Until the end of the seventeenth century the blurred distinction between blacks and lower class white servants would have shocked Americans of the post-reconstruction period: “Indentured servants wee subject to many of the same constraints as slaves and the two groups often lived together, worked together, play together, and sometimes slept together and ran away together” (Kolchin 16). After Eli Whitney invented the cotton gin, the demand for slaves increased dramatically. Contrary to the common belief that most Southerners owned large plantations worked by hundreds of slaves, most agricultural units up until the Civil War were small farms with 20 to 30 slaves each (Boston, “The Slave Experience: Living Conditions”). The interesting point concerning race relations is that regardless of the size of the plantation, the lives of whites and blacks were inextricably linked, for
Inside the mansion house slaves often slept alongside, or even shared their master and mistress’s beds. Outside, black and white children shared the intimate rough and tumble of play. A black nurse supervised white charges, a personal maid attended her mistress. . . Like it or not, slave and slaveholder were locked in a macabre embrace from which neither could extricate himself Everett 109).

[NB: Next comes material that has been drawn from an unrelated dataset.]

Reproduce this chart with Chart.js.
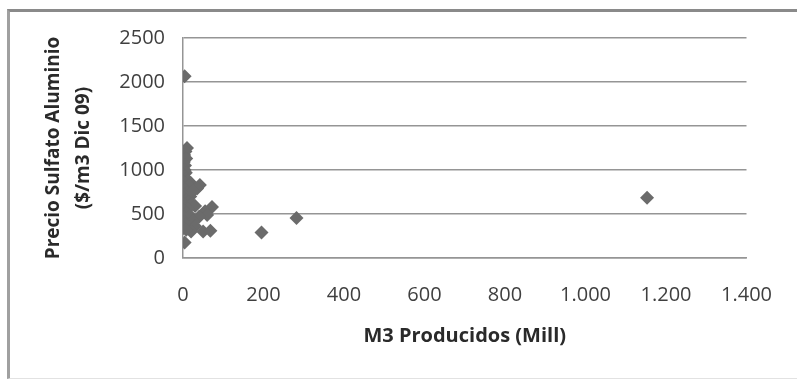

Boston asserts that the relationships of slaves with one another, with their masters and with other free whites were, to a certain extent, shaped by the unique circumstances of life experienced by each slave. Often, house slaves, for instance took on their masters’ interests instead of those of fellow slaves. Many female house slaves formed strong attachments to their mistresses. Black and white children tended to form strong bonds with each other as in the case of Thomas Jefferson and his slave companion Jupiter (“Slave Experience: Living Conditions”). Once white children matured, they would learn to understand the class system prevalent in the South and would make the appropriate adjustments in their relationships with their slaves. While Thomas Jefferson felt great appreciation for Jupiter, he never considered granting him freedom (“slave Experience”).
While the constant threat and fear of being raped by their white masters loomed large on slave women’s lives, Everett (116) points out that some attachments developed into true love affairs. Some masters set their slave mistresses in town houses and lived with them openly or in secret. Everett (117) continues to point out that the daily contact with attractive young black males led to equally strong attachments between black slaves and upper class Southern women. Surprisingly, black men in these cases were not subjected to lynching and white men took this matters in stride, a situation which would not have occurred in later years as race relations hardened (Everett, 117). While this essay has focused on the less brutal relationships between blacks and whites, there is no attempt whatsoever to deny the horrific aspect of slavery: work and sexual exploitation, deprivation of liberty, harsh living conditions, physical abuse, family separations through sales—all these abuses have been well-documented in primary and secondary sources. The question that must be answered is why the racial gulf became so deep. The complex answer to such a question is beyond the scope of this brief essay. Perhaps, as slaves became increasingly necessary to fuel the Southern economy, slave holders attempted to justify the existence of slavery, claiming that blacks were inferior to whites and that they were best fit to serve as slaves only, lacking the ability to be responsible for themselves. . After the Civil War, when the plantation system was destroyed by the war and the emancipation of the slaves, holding blacks as inferior beings was a way for white Southerners to assert their superiority. Repressing the civil rights of black people was a way to maintain their own privileges. It is ironic that as blacks forgot their African roots and became more identified with their new country, they were denied their most basic civil rights and were subjected to violent racist acts such as lynchings and beatings. Understanding the historical evolution of race relations in America is essential to understand the wave of violence that still plagues American society today.
Works Cited
Boston, Nicholas, “The Slave Experience: Living Conditions”) Slavery and the Making of America. PBS Series, 2004. Web 31 May, 2016.
Brook, Tom. “Slavery on Film: What is Hollywood’s Problem?” BBC Culture. 21 October 2014. Web, 27 May, 2016.
Everett Susanne. History of Slavery. Edison, N.J.: Chartwell Books, 1997.
Kolchin, Peter. American Slavery 1619-1877. New York: Hill and Wang, 1993.